_Given instruction:_
Each line that holds the word "diagram" should be returned.

_Exercise input:_
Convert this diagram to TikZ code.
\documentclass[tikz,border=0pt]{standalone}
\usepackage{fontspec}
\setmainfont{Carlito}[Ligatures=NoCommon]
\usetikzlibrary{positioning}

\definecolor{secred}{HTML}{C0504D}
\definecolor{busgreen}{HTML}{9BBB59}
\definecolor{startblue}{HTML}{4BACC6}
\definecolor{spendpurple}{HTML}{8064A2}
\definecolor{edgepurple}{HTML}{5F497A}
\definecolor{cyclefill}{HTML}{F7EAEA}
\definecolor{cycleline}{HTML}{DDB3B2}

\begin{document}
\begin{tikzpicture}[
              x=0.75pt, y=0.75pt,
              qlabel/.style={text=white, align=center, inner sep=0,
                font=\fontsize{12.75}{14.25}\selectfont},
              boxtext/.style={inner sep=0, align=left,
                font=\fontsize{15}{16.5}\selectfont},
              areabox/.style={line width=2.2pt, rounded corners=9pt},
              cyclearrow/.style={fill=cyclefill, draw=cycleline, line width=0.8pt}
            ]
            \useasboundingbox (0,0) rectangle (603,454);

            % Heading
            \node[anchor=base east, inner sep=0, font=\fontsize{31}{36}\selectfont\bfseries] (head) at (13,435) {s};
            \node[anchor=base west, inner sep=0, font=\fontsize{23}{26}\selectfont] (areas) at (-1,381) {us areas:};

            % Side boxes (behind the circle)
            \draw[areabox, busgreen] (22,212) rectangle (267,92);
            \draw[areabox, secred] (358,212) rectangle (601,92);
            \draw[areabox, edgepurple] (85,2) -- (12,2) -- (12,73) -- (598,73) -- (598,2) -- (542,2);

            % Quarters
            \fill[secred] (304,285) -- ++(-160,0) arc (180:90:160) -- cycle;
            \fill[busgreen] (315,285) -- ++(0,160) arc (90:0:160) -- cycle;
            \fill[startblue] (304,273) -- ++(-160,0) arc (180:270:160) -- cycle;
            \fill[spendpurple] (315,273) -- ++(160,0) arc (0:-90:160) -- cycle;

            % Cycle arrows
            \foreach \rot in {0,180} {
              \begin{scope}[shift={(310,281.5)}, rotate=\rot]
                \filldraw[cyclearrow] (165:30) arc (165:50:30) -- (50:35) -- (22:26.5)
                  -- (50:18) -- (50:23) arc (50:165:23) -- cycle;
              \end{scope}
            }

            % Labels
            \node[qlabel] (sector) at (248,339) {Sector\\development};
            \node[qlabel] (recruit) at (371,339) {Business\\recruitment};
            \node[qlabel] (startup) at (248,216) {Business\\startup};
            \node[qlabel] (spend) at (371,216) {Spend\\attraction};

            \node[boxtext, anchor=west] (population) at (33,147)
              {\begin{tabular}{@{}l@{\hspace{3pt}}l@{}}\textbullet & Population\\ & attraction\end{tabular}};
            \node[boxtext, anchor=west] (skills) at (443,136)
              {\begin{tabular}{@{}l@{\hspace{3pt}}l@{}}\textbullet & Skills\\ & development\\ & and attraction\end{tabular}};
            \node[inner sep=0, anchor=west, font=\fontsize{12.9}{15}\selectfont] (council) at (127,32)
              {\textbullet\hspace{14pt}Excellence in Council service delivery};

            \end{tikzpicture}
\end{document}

---

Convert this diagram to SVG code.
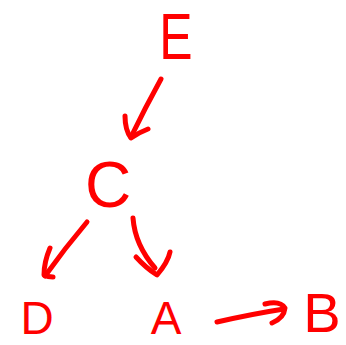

_Solution to this problem:_
Convert this diagram to TikZ code.
Convert this diagram to SVG code.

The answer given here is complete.